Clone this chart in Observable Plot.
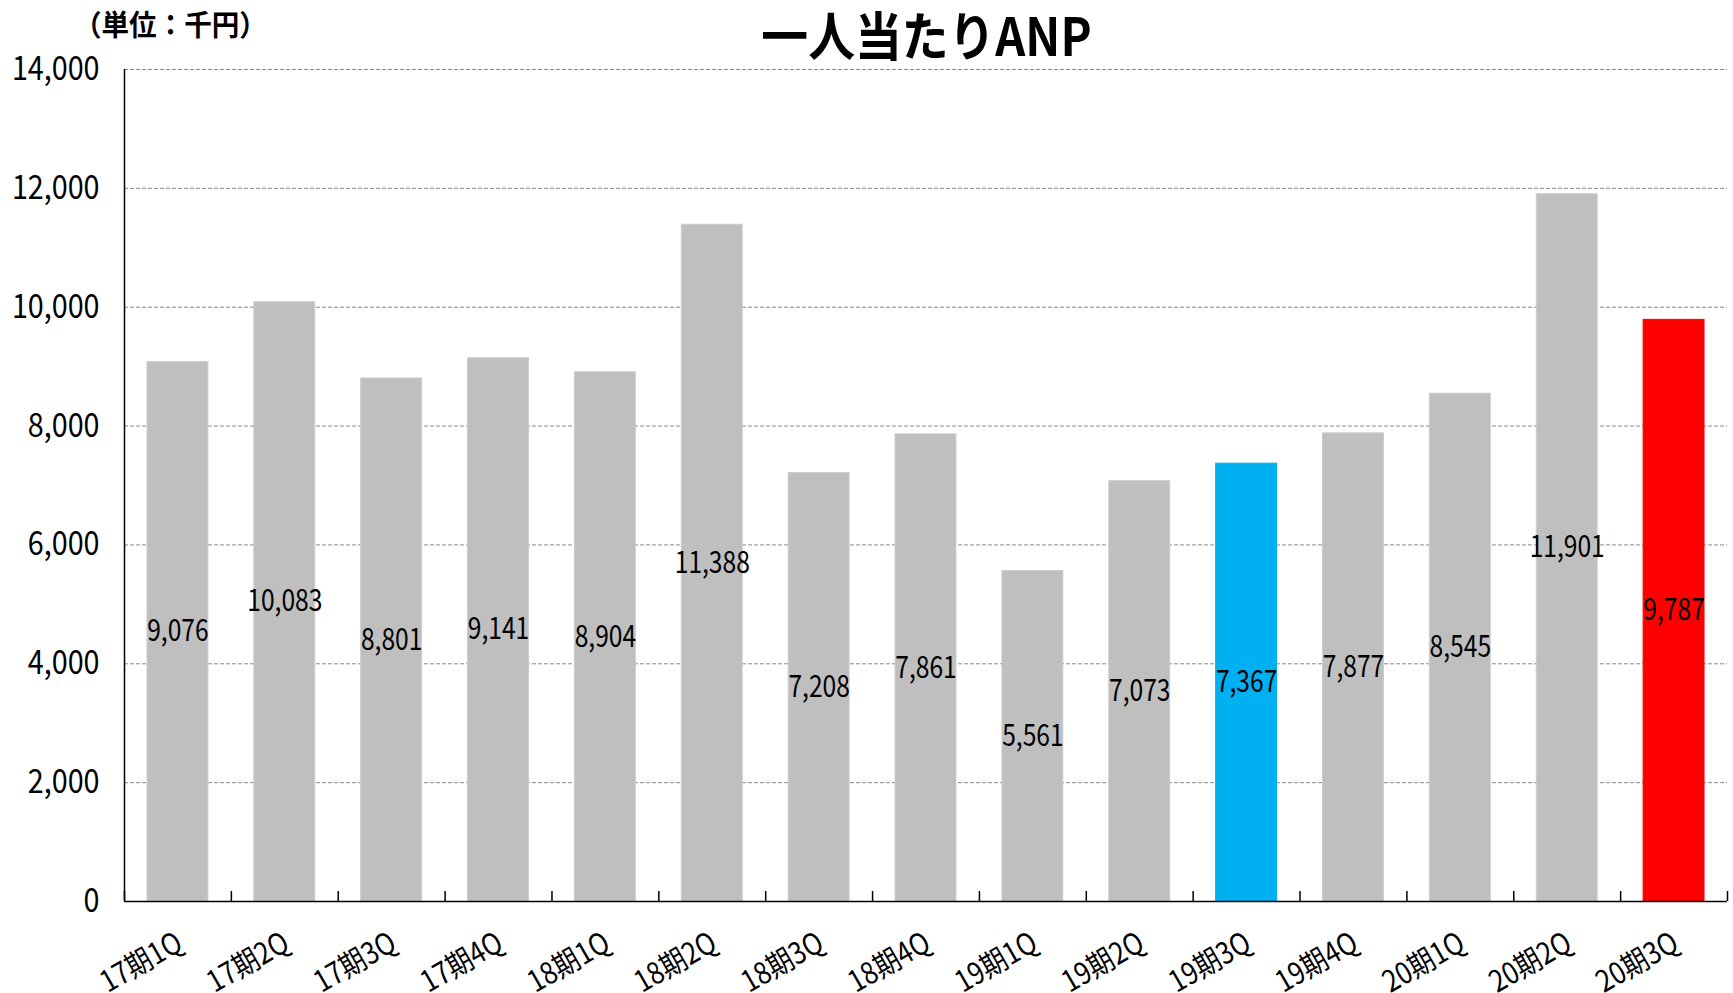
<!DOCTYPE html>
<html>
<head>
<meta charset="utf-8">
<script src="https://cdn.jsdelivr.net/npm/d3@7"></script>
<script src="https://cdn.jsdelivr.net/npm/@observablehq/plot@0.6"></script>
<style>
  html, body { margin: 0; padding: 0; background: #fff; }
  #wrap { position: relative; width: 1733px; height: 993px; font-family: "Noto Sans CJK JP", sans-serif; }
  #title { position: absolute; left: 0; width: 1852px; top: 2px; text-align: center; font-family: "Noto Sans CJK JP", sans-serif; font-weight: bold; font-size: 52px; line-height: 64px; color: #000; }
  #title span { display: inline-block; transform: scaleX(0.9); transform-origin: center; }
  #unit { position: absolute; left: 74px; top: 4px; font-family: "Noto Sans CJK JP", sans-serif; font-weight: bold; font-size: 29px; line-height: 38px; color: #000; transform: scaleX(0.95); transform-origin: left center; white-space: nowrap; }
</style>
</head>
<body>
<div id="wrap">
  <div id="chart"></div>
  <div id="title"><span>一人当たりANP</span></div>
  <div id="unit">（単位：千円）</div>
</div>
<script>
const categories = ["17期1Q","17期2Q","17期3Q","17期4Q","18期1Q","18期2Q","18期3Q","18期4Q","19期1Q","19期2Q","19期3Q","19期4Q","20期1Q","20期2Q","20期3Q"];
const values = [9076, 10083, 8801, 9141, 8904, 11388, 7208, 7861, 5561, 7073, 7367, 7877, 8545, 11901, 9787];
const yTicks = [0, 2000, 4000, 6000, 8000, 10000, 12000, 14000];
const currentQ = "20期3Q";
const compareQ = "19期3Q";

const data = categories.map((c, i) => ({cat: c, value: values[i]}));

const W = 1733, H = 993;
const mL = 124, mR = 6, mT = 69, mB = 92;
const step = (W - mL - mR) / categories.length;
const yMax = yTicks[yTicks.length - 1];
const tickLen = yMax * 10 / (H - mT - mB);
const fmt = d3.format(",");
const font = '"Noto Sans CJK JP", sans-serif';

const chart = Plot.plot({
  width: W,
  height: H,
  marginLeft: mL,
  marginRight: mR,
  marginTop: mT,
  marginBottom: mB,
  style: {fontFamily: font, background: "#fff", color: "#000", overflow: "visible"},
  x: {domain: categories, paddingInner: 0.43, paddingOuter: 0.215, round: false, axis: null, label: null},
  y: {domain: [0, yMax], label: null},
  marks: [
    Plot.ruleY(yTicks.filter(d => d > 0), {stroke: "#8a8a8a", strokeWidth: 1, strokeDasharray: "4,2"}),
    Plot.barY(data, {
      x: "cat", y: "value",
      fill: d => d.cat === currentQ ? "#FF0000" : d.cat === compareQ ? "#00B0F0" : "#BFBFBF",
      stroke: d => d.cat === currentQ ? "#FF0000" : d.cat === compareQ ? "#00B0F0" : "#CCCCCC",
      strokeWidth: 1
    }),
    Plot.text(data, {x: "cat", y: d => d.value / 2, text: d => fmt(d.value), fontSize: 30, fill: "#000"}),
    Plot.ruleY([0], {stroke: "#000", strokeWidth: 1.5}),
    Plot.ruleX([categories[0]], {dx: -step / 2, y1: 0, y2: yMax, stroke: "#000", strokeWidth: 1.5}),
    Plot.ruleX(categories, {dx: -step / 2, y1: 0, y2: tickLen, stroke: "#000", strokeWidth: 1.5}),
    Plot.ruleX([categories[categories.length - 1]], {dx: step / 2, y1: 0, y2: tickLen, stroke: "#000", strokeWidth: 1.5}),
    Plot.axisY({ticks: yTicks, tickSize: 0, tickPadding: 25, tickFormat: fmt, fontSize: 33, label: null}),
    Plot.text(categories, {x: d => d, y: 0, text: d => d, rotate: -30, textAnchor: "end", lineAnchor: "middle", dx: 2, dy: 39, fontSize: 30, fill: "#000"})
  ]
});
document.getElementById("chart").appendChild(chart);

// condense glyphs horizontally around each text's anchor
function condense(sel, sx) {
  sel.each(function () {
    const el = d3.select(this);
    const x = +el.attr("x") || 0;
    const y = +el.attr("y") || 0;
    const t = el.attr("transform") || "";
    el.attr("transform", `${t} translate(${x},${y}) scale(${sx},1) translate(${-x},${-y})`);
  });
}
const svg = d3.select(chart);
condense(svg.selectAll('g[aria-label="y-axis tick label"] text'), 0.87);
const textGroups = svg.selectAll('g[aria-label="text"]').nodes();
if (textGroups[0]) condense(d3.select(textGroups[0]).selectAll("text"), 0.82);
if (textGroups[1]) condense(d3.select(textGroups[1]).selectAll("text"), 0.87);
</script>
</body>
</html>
========================
What you have to do:
Omit every picture, then reproduce the rest of the listing exactly.

Answer for this exercise:
Clone this chart in Observable Plot.
<!DOCTYPE html>
<html>
<head>
<meta charset="utf-8">
<script src="https://cdn.jsdelivr.net/npm/d3@7"></script>
<script src="https://cdn.jsdelivr.net/npm/@observablehq/plot@0.6"></script>
<style>
  html, body { margin: 0; padding: 0; background: #fff; }
  #wrap { position: relative; width: 1733px; height: 993px; font-family: "Noto Sans CJK JP", sans-serif; }
  #title { position: absolute; left: 0; width: 1852px; top: 2px; text-align: center; font-family: "Noto Sans CJK JP", sans-serif; font-weight: bold; font-size: 52px; line-height: 64px; color: #000; }
  #title span { display: inline-block; transform: scaleX(0.9); transform-origin: center; }
  #unit { position: absolute; left: 74px; top: 4px; font-family: "Noto Sans CJK JP", sans-serif; font-weight: bold; font-size: 29px; line-height: 38px; color: #000; transform: scaleX(0.95); transform-origin: left center; white-space: nowrap; }
</style>
</head>
<body>
<div id="wrap">
  <div id="chart"></div>
  <div id="title"><span>一人当たりANP</span></div>
  <div id="unit">（単位：千円）</div>
</div>
<script>
const categories = ["17期1Q","17期2Q","17期3Q","17期4Q","18期1Q","18期2Q","18期3Q","18期4Q","19期1Q","19期2Q","19期3Q","19期4Q","20期1Q","20期2Q","20期3Q"];
const values = [9076, 10083, 8801, 9141, 8904, 11388, 7208, 7861, 5561, 7073, 7367, 7877, 8545, 11901, 9787];
const yTicks = [0, 2000, 4000, 6000, 8000, 10000, 12000, 14000];
const currentQ = "20期3Q";
const compareQ = "19期3Q";

const data = categories.map((c, i) => ({cat: c, value: values[i]}));

const W = 1733, H = 993;
const mL = 124, mR = 6, mT = 69, mB = 92;
const step = (W - mL - mR) / categories.length;
const yMax = yTicks[yTicks.length - 1];
const tickLen = yMax * 10 / (H - mT - mB);
const fmt = d3.format(",");
const font = '"Noto Sans CJK JP", sans-serif';

const chart = Plot.plot({
  width: W,
  height: H,
  marginLeft: mL,
  marginRight: mR,
  marginTop: mT,
  marginBottom: mB,
  style: {fontFamily: font, background: "#fff", color: "#000", overflow: "visible"},
  x: {domain: categories, paddingInner: 0.43, paddingOuter: 0.215, round: false, axis: null, label: null},
  y: {domain: [0, yMax], label: null},
  marks: [
    Plot.ruleY(yTicks.filter(d => d > 0), {stroke: "#8a8a8a", strokeWidth: 1, strokeDasharray: "4,2"}),
    Plot.barY(data, {
      x: "cat", y: "value",
      fill: d => d.cat === currentQ ? "#FF0000" : d.cat === compareQ ? "#00B0F0" : "#BFBFBF",
      stroke: d => d.cat === currentQ ? "#FF0000" : d.cat === compareQ ? "#00B0F0" : "#CCCCCC",
      strokeWidth: 1
    }),
    Plot.text(data, {x: "cat", y: d => d.value / 2, text: d => fmt(d.value), fontSize: 30, fill: "#000"}),
    Plot.ruleY([0], {stroke: "#000", strokeWidth: 1.5}),
    Plot.ruleX([categories[0]], {dx: -step / 2, y1: 0, y2: yMax, stroke: "#000", strokeWidth: 1.5}),
    Plot.ruleX(categories, {dx: -step / 2, y1: 0, y2: tickLen, stroke: "#000", strokeWidth: 1.5}),
    Plot.ruleX([categories[categories.length - 1]], {dx: step / 2, y1: 0, y2: tickLen, stroke: "#000", strokeWidth: 1.5}),
    Plot.axisY({ticks: yTicks, tickSize: 0, tickPadding: 25, tickFormat: fmt, fontSize: 33, label: null}),
    Plot.text(categories, {x: d => d, y: 0, text: d => d, rotate: -30, textAnchor: "end", lineAnchor: "middle", dx: 2, dy: 39, fontSize: 30, fill: "#000"})
  ]
});
document.getElementById("chart").appendChild(chart);

// condense glyphs horizontally around each text's anchor
function condense(sel, sx) {
  sel.each(function () {
    const el = d3.select(this);
    const x = +el.attr("x") || 0;
    const y = +el.attr("y") || 0;
    const t = el.attr("transform") || "";
    el.attr("transform", `${t} translate(${x},${y}) scale(${sx},1) translate(${-x},${-y})`);
  });
}
const svg = d3.select(chart);
condense(svg.selectAll('g[aria-label="y-axis tick label"] text'), 0.87);
const textGroups = svg.selectAll('g[aria-label="text"]').nodes();
if (textGroups[0]) condense(d3.select(textGroups[0]).selectAll("text"), 0.82);
if (textGroups[1]) condense(d3.select(textGroups[1]).selectAll("text"), 0.87);
</script>
</body>
</html>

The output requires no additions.